例えばブラック企業ということでいうと次のような記述があります。
初めて上司となった王課長との最初のやり取りです。

「仕事は僕が教えます。残業とかはできるの?」もちろん残業はしたくない。
「あまり遅くなるのも・・・。」
「じゃ、毎日少しずつ遅くしていきましょう。オウチの人も慣れますから。それと、有給休暇はできるだけ取らないでね」
「はあ」
「一度聞いたことは、絶対に二度聞かないこと」「はあ」
「まず、全商品の契約番号と取引先覚えて。仕事中は忙しくて無理ですから、家帰ってからね。で、お風呂に入っているときも頭の中で復習する」
「は、はあ」
「あなた、僕のとこにこれてラッキーね。僕、社内で一番暖かい上司です」
なんだかそうは思えない。あたりに暗雲が立ちこめてきた気分だ。

『中国てなもんや商社』(p.33)

もうこれは今なら色々とアウトな気がします。
残業ありき、有給はとるな、家に帰っても仕事しろ・・・
けれども、谷崎さんは弱音も吐きつつ、しっかりと働いていきます。
そうさせているのは何なのか。
私が思ったのは、王さんなども実はそうなのですが、周りにいる人間がそれ以上に働いていて、そして仕事としてだけでなく、人間として接してくれるからなのかなということです。
また王さんは憎めない愛嬌があり、魅力的な人間性も持っています。
クレーム対応にも一緒に向き合ってくれ、上司として最後まで責任を取るという使命感もあります。
常に移動中も仕事をしています。
実際に王さんについては「第三章 上司は華僑」で一章を割いて記述されています。
王さんが家に読んでくれて手料理をふるまってくれるくだりなどはとても良い感じです。
このような人達がいることがこの時代のこの働き方を支えていたのかなと。
大変だけれどそれはそれで楽しいというような。(決してこれを肯定するわけではないですが・・・)
時代の違いを感じましたが、この時代にはこの時代のやり方がきっとあったのだろうなと今から読むと感じられる作品でした。
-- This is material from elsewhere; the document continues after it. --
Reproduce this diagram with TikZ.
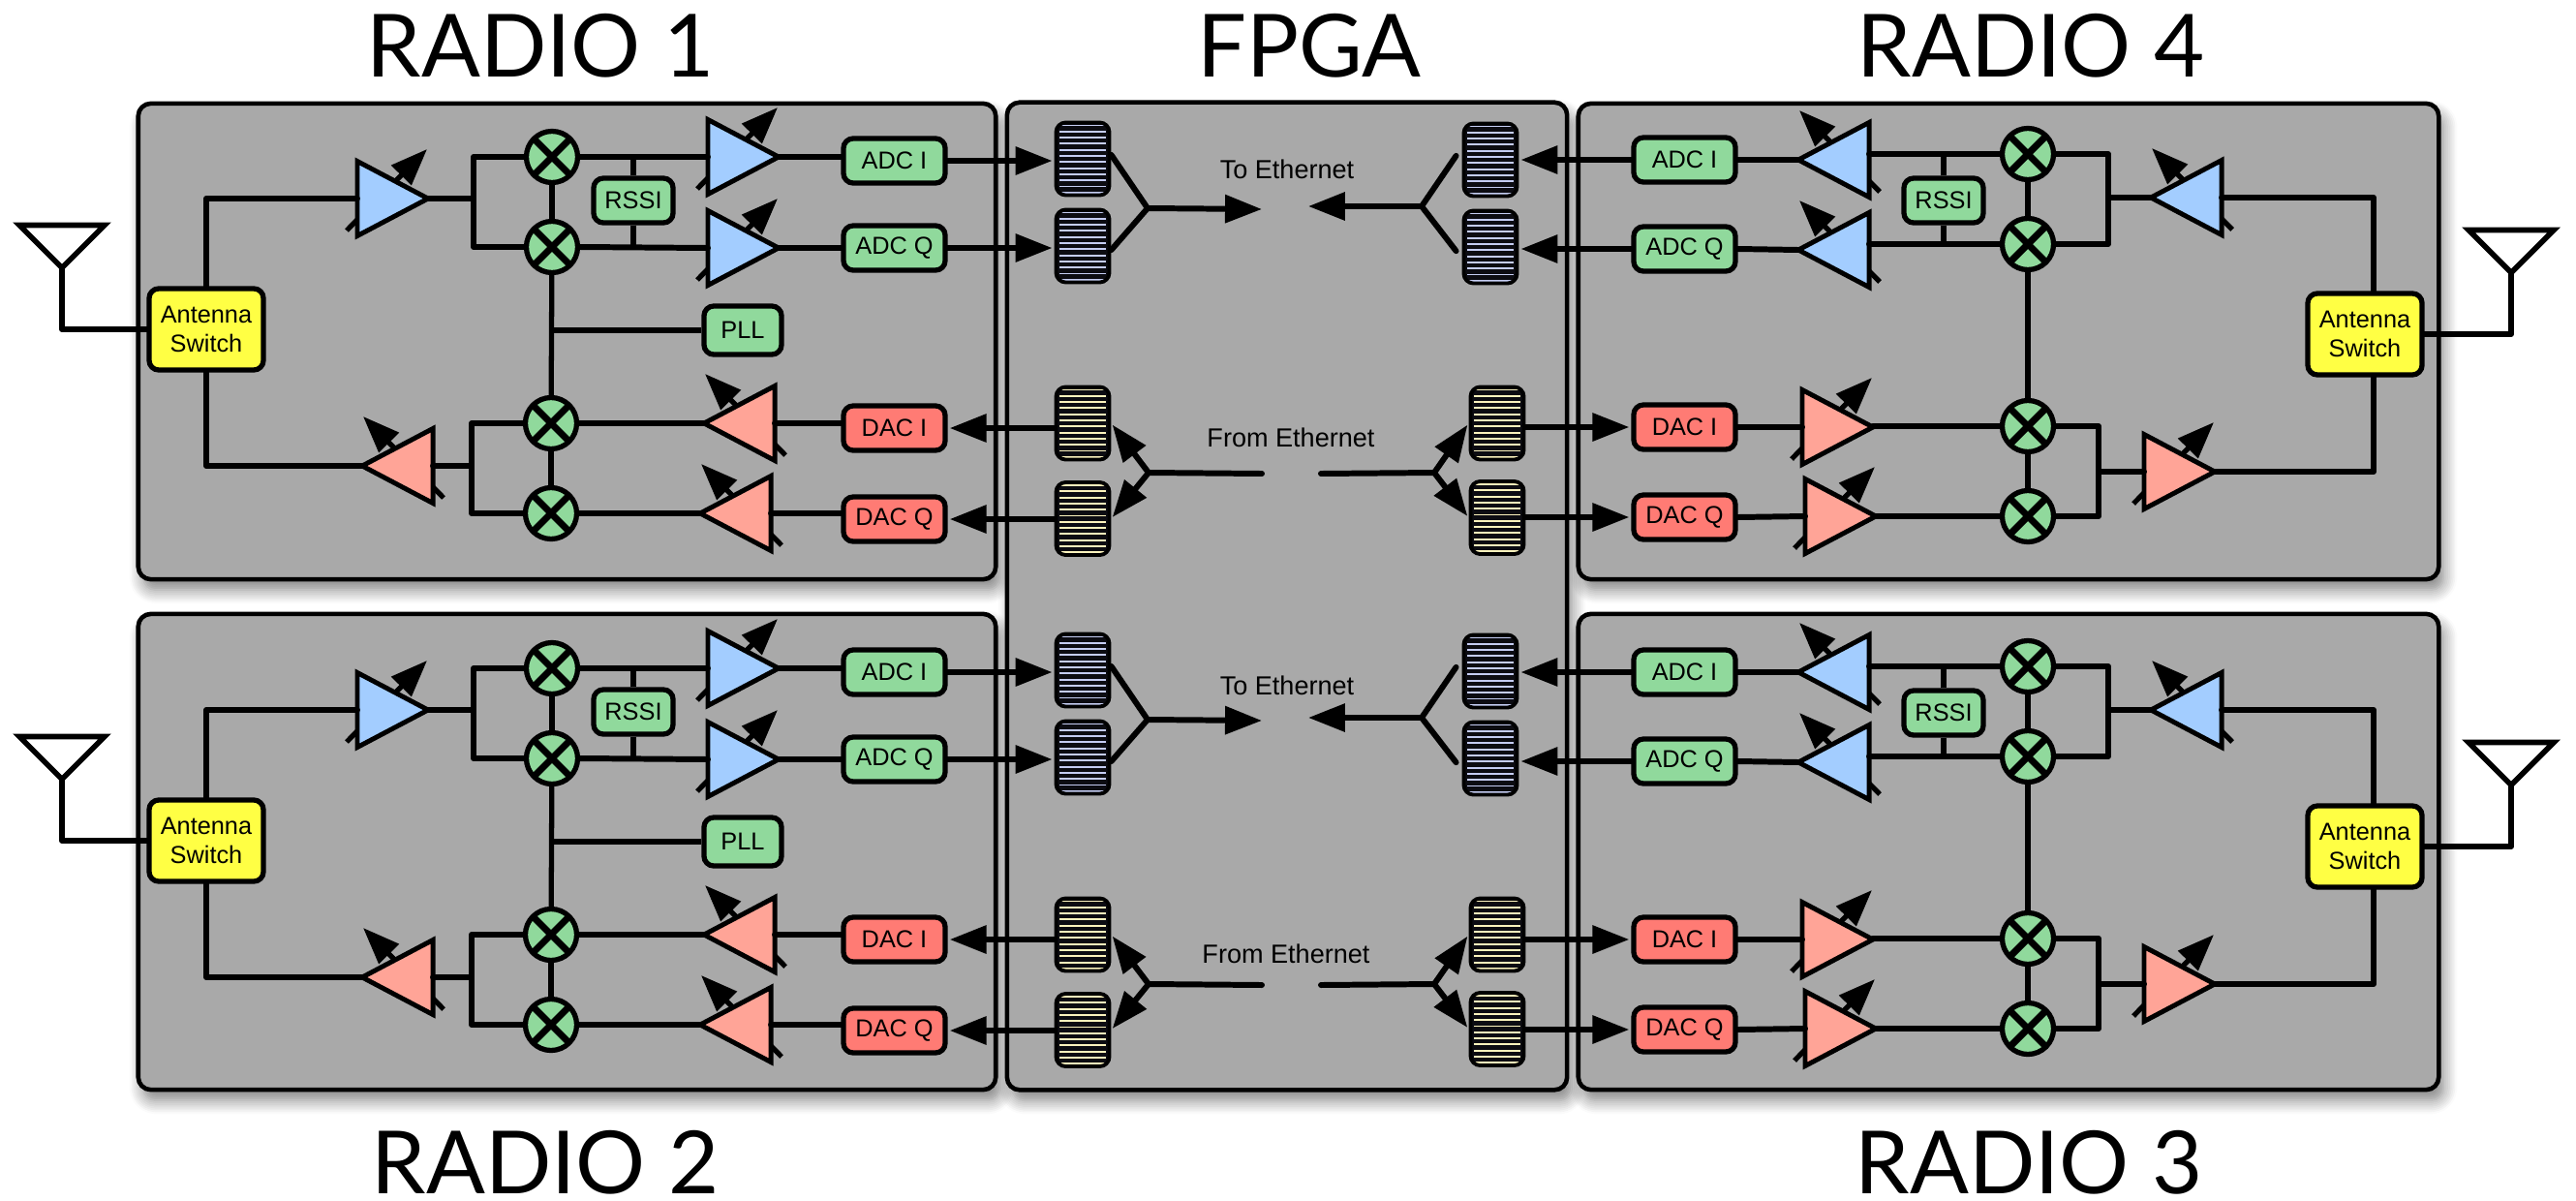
\documentclass[tikz,border=0pt]{standalone}
\usepackage{fontspec}
\setmainfont{Liberation Sans}
\newfontfamily\titlefont{Lato}
\usetikzlibrary{positioning,arrows.meta,calc,shapes.geometric,shadows.blur}
\definecolor{panelgrey}{HTML}{A9A9A9}
\definecolor{rxblue}{HTML}{A3CDFF}
\definecolor{txpink}{HTML}{FFA497}
\definecolor{blockgreen}{HTML}{90D99C}
\definecolor{dacred}{HTML}{FF7B74}
\definecolor{switchyellow}{HTML}{FFFF44}
\definecolor{fifodark}{HTML}{0C0C12}
\definecolor{stripeblue}{HTML}{C4CCF2}
\definecolor{stripeyellow}{HTML}{FAF2BC}
\tikzset{
  panel/.style={rounded corners=.13cm, draw=black, line width=1.3pt, fill=panelgrey, blur shadow={shadow xshift=.05cm, shadow yshift=-.11cm, shadow blur radius=.14cm, shadow blur steps=8, shadow opacity=50}},
  wire/.style={draw=black, line width=1.7pt, line cap=round, line join=round},
  thinwire/.style={draw=black, line width=1.5pt},
  sigarr/.style={wire, -{Triangle[length=10.8pt,width=8pt]}, shorten >=.02cm},
  gainarr/.style={draw=black, line width=1.5pt, -{Triangle[length=10.8pt,width=8pt]}},
  labelbox/.style={rounded corners=.1cm, draw=black, line width=1.5pt, align=center, inner sep=0pt, font=\fontsize{7.2}{8.6}\selectfont},
  adcbox/.style={labelbox, fill=blockgreen, minimum width=1.05cm, minimum height=.46cm},
  dacbox/.style={labelbox, fill=dacred, minimum width=1.05cm, minimum height=.46cm},
  rssibox/.style={labelbox, fill=blockgreen, minimum width=.82cm, minimum height=.46cm},
  pllbox/.style={labelbox, fill=blockgreen, minimum width=.80cm, minimum height=.50cm},
  switchbox/.style={labelbox, fill=switchyellow, minimum width=1.18cm, minimum height=.84cm},
  amp/.style={isosceles triangle, isosceles triangle stretches, draw=black, line width=1.4pt, inner sep=0pt, outer sep=0pt, minimum width=.77cm, minimum height=.73cm},
  mixer/.style={circle, draw=black, line width=1.5pt, fill=blockgreen, inner sep=0pt, minimum size=.53cm, path picture={
    \draw[line width=2pt] (path picture bounding box.north west) -- (path picture bounding box.south east);
    \draw[line width=2pt] (path picture bounding box.north east) -- (path picture bounding box.south west);}},
  antenna/.style={isosceles triangle, isosceles triangle stretches, shape border rotate=-90, draw=black, line width=1.6pt, inner sep=0pt, outer sep=0pt, minimum width=.88cm, minimum height=.44cm},
  fifo/.style={rounded corners=.1cm, draw=black, line width=1.1pt, fill=fifodark, inner sep=0pt, minimum width=.55cm, minimum height=.75cm, path picture={
    \foreach \k in {0,...,11}{
      \draw[#1, line width=.55pt] ($(path picture bounding box.north west)+(.035cm,-.03cm-.063cm*\k)$) -- ++(.48cm,0);}}},
  title/.style={inner sep=0pt, font=\titlefont\fontsize{25.6}{28}\selectfont},
  fpgatext/.style={font=\fontsize{7.7}{9}\selectfont}
}
\newcommand{\gainamp}[5]{
  \coordinate (#1tail) at ({#2-(#5)*84},{#3+33});
  \coordinate (#1tip) at ({#2-(#5)*1},{#3-51});
  \draw[gainarr] (#1tail) -- (#1tip);
  \node[amp, fill=#4, anchor=apex, shape border rotate={90-(#5)*90}] (#1) at (#2,#3) {};
}
\begin{document}
\begin{tikzpicture}[x=.01cm,y=-.01cm]
\useasboundingbox (0,0) rectangle (2660,1239);

% panels
\node[panel, minimum width=8.85cm, minimum height=4.91cm] (radioa) at (585.5,352.5) {};
\node[panel, minimum width=8.85cm, minimum height=4.91cm] (radiob) at (585.5,879.5) {};
\node[panel, minimum width=5.78cm, minimum height=10.19cm] (fpga) at (1329,615.5) {};
\node[panel, minimum width=8.88cm, minimum height=4.91cm] (radiod) at (2074,352.5) {};
\node[panel, minimum width=8.88cm, minimum height=4.91cm] (radioc) at (2074,879.5) {};

% titles
\node[title] (ta) at (558,47) {RADIO 1};
\node[title] (tf) at (1352,47) {FPGA};
\node[title] (td) at (2097,47) {RADIO 4};
\node[title] (tb) at (563,1200) {RADIO 2};
\node[title] (tc) at (2095,1200) {RADIO 3};

% radios 1 and 2
\foreach \dy/\s in {0/ra,528/rb}{
  \node[antenna, anchor=apex] (\s-ant) at (64,276.5+\dy) {};
  \node[switchbox] (\s-sw) at (213,340+\dy) {Antenna\\Switch};
  \gainamp{\s-lna}{442}{205+\dy}{rxblue}{1}
  \gainamp{\s-pa}{374}{481+\dy}{txpink}{-1}
  \gainamp{\s-ampi}{804}{162+\dy}{rxblue}{1}
  \gainamp{\s-ampq}{804}{256+\dy}{rxblue}{1}
  \gainamp{\s-dampi}{727}{437+\dy}{txpink}{-1}
  \gainamp{\s-dampq}{723}{530+\dy}{txpink}{-1}
  \node[mixer] (\s-mixa) at (570,162+\dy) {};
  \node[mixer] (\s-mixb) at (570,255+\dy) {};
  \node[mixer] (\s-mixc) at (569,437+\dy) {};
  \node[mixer] (\s-mixd) at (569,530+\dy) {};
  \node[rssibox] (\s-rssi) at (654,207+\dy) {RSSI};
  \node[pllbox] (\s-pll) at (767,341+\dy) {PLL};
  \node[adcbox] (\s-adci) at (923.5,166+\dy) {ADC I};
  \node[adcbox] (\s-adcq) at (923.5,256+\dy) {ADC Q};
  \node[dacbox] (\s-daci) at (923.5,442+\dy) {DAC I};
  \node[dacbox] (\s-dacq) at (923.5,536+\dy) {DAC Q};
  \coordinate (\s-rxtap) at (489,205+\dy);
  \coordinate (\s-txtap) at (487,481+\dy);
  \draw[wire] (\s-ant.apex) |- (\s-sw.west);
  \draw[wire] (\s-sw.north) |- (\s-lna.west);
  \draw[wire] (\s-sw.south) |- (\s-pa.apex);
  \draw[wire] (\s-lna.apex) -- (\s-rxtap);
  \draw[wire] (\s-mixa.west) -| (\s-rxtap) |- (\s-mixb.west);
  \draw[wire] (\s-pa.east) -- (\s-txtap);
  \draw[wire] (\s-mixc.west) -| (\s-txtap) |- (\s-mixd.west);
  \draw[wire] (\s-mixa.east) -- (\s-ampi.west);
  \draw[wire] (\s-mixb.east) -- (\s-ampq.west);
  \draw[wire] (\s-mixc.east) -- (\s-dampi.apex);
  \draw[wire] (\s-mixd.east) -- (\s-dampq.apex);
  \draw[wire] (\s-ampi.apex) -- (\s-adci.west |- \s-ampi.apex);
  \draw[wire] (\s-ampq.apex) -- (\s-adcq.west);
  \draw[wire] (\s-dampi.east) -- (\s-daci.west |- \s-dampi.east);
  \draw[wire] (\s-dampq.east) -- (\s-dacq.west |- \s-dampq.east);
  \draw[thinwire] (\s-mixa) -- (\s-mixb);
  \draw[thinwire] (\s-mixb) -- (\s-mixc);
  \draw[thinwire] (\s-mixc) -- (\s-mixd);
  \draw[thinwire] (\s-mixb |- \s-pll) -- (\s-pll.west);
  \draw[thinwire] (\s-rssi.north) -- (\s-rssi.north |- \s-mixa);
  \draw[thinwire] (\s-rssi.south) -- (\s-rssi.south |- \s-mixb);
}

% radios 4 and 3
\foreach \dy/\s in {0/rd,529/rc}{
  \node[antenna, anchor=apex] (\s-ant) at (2593,281.5+\dy) {};
  \node[switchbox] (\s-sw) at (2442,345+\dy) {Antenna\\Switch};
  \gainamp{\s-lna}{2221}{204+\dy}{rxblue}{-1}
  \gainamp{\s-pa}{2287}{487+\dy}{txpink}{1}
  \gainamp{\s-ampi}{1857}{165+\dy}{rxblue}{-1}
  \gainamp{\s-ampq}{1857}{258+\dy}{rxblue}{-1}
  \gainamp{\s-dampi}{1934}{441+\dy}{txpink}{1}
  \gainamp{\s-dampq}{1937}{533+\dy}{txpink}{1}
  \node[mixer] (\s-mixa) at (2094,159+\dy) {};
  \node[mixer] (\s-mixb) at (2094,252+\dy) {};
  \node[mixer] (\s-mixc) at (2094,440+\dy) {};
  \node[mixer] (\s-mixd) at (2094,533+\dy) {};
  \node[rssibox] (\s-rssi) at (2007,207+\dy) {RSSI};
  \node[adcbox] (\s-adci) at (1739.5,165+\dy) {ADC I};
  \node[adcbox] (\s-adcq) at (1739.5,257+\dy) {ADC Q};
  \node[dacbox] (\s-daci) at (1739.5,441+\dy) {DAC I};
  \node[dacbox] (\s-dacq) at (1739.5,534+\dy) {DAC Q};
  \coordinate (\s-rxtap) at (2177,204+\dy);
  \coordinate (\s-txtap) at (2167,487+\dy);
  \coordinate (\s-rxline) at (2451,204+\dy);
  \coordinate (\s-txline) at (2451,487+\dy);
  \draw[wire] (\s-ant.apex) |- (\s-sw.east);
  \draw[wire] (\s-lna.east) -- (\s-rxline) -- (\s-rxline |- \s-sw.north);
  \draw[wire] (\s-pa.apex) -- (\s-txline) -- (\s-txline |- \s-sw.south);
  \draw[wire] (\s-lna.apex) -- (\s-rxtap);
  \draw[wire] (\s-mixa.east) -| (\s-rxtap) |- (\s-mixb.east);
  \draw[wire] (\s-pa.west) -- (\s-txtap);
  \draw[wire] (\s-mixc.east) -| (\s-txtap) |- (\s-mixd.east);
  \draw[wire] (\s-mixa.west) -- (\s-mixa.west -| \s-ampi.east);
  \draw[wire] (\s-mixb.west) -- (\s-mixb.west -| \s-ampq.east);
  \draw[wire] (\s-mixc.west) -- (\s-mixc.west -| \s-dampi.apex);
  \draw[wire] (\s-mixd.west) -- (\s-dampq.apex);
  \draw[wire] (\s-ampi.apex) -- (\s-adci.east);
  \draw[wire] (\s-ampq.apex) -- (\s-adcq.east);
  \draw[wire] (\s-dampi.west) -- (\s-daci.east);
  \draw[wire] (\s-dampq.west) -- (\s-dacq.east);
  \draw[thinwire] (\s-mixa) -- (\s-mixb);
  \draw[thinwire] (\s-mixb) -- (\s-mixc);
  \draw[thinwire] (\s-mixc) -- (\s-mixd);
  \draw[thinwire] (\s-rssi.north) -- (\s-rssi.north |- \s-mixa);
  \draw[thinwire] (\s-rssi.south) -- (\s-rssi.south |- \s-mixb);
}

% fpga
\foreach \dy/\s/\l/\r/\tx/\ty/\fx/\fy in {0/u/ra/rd/1329/175/1333/452,528/v/rb/rc/1329/708/1328/985}{
  \node[fifo=stripeblue] (\s-fa) at (1118,164+\dy) {};
  \node[fifo=stripeblue] (\s-fb) at (1118,254+\dy) {};
  \node[fifo=stripeblue] (\s-fe) at (1539,165+\dy) {};
  \node[fifo=stripeblue] (\s-ff) at (1539,255+\dy) {};
  \node[fifo=stripeyellow] (\s-fc) at (1118,437+\dy) {};
  \node[fifo=stripeyellow] (\s-fd) at (1118,535.5+\dy) {};
  \node[fifo=stripeyellow] (\s-fg) at (1546,437+\dy) {};
  \node[fifo=stripeyellow] (\s-fh) at (1546,534.5+\dy) {};
  \node[fpgatext] (\s-toeth) at (\tx,\ty) {To Ethernet};
  \node[fpgatext] (\s-frometh) at (\fx,\fy) {From Ethernet};
  \coordinate (\s-ja) at (1185,215+\dy);
  \coordinate (\s-jb) at (1468,213+\dy);
  \coordinate (\s-jc) at (1186,488+\dy);
  \coordinate (\s-jd) at (1481,488+\dy);
  \coordinate (\s-ea) at (1305,216+\dy);
  \coordinate (\s-eb) at (1349,213+\dy);
  \coordinate (\s-ec) at (1303,489+\dy);
  \coordinate (\s-ed) at (1364,489+\dy);
  \draw[wire] (\s-fa.8) -- (\s-ja);
  \draw[wire] (\s-fb.-8) -- (\s-ja);
  \draw[sigarr] (\s-ja) -- (\s-ea);
  \draw[wire] (\s-fe.172) ++(-6,0) -- (\s-jb);
  \draw[wire] (\s-ff.188) ++(-6,0) -- (\s-jb);
  \draw[sigarr] (\s-jb) -- (\s-eb);
  \draw[wire] (\s-ec) -- (\s-jc);
  \draw[sigarr] (\s-jc) -- (\s-fc.east);
  \draw[sigarr] (\s-jc) -- (\s-fd.east);
  \draw[wire] (\s-ed) -- (\s-jd);
  \draw[sigarr] (\s-jd) -- (\s-fg.west);
  \draw[sigarr] (\s-jd) -- (\s-fh.west);
  \draw[sigarr] (\l-adci.east) -- (\l-adci.east -| \s-fa.west);
  \draw[sigarr] (\l-adcq.east) -- (\l-adcq.east -| \s-fb.west);
  \draw[sigarr] (\s-fc.west |- \l-daci.east) -- (\l-daci.east);
  \draw[sigarr] (\s-fd.west |- \l-dacq.east) -- (\l-dacq.east);
  \draw[sigarr] (\r-adci.west) -- (\r-adci.west -| \s-fe.east);
  \draw[sigarr] (\r-adcq.west) -- (\r-adcq.west -| \s-ff.east);
  \draw[sigarr] (\s-fg.east |- \r-daci.west) -- (\r-daci.west);
  \draw[sigarr] (\s-fh.east |- \r-dacq.west) -- (\r-dacq.west);
}
\end{tikzpicture}
\end{document}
 また、王さんは本書の中で「パンダ」と形容されるような体格をしています。

色が白くて、でっぷりと太っている。背は百八十センチ近くあるだろうか。彼がいると、そうでなくてもせまい会議室がいっそうせまく見える。お腹が出ていて、ケンタッキーおじさんのアジアバージョンといった体格だが、目付きが鋭くてなんとなく恐い。

『中国てなもんや商社』(p.32)

その王さんを、吉田修一さんの映画解説によると、渡辺謙さんが演じています。
なんかギャップが感じられ面白かったです。
眼光鋭い感じは確かに謙さんありだなと思ったのですが。

 ただ、一人の女性社員の奮闘記として読むだけでも大変楽しめる作品で、自分も初任の頃のあれこれともがいていた頃のことなどを思い出しながら楽しく読めました。

パンダ課長24時間玉の汗

今回は『7月24通り』の解説、『あの空の下で』のエッセイに出てきた映画「てなもんや商社」の原作・谷崎光『中国てなもんや商社』の紹介でした。

 ヴァイタリティ溢れる国のエネルギーの一端に触れ、色んなことに対してもっと積極的に行動していけそうな気持ちになれました。
吉田修一さんの好きな作品の雰囲気もつかめて良かったです。

それでは、読んでいただき、ありがとうございました。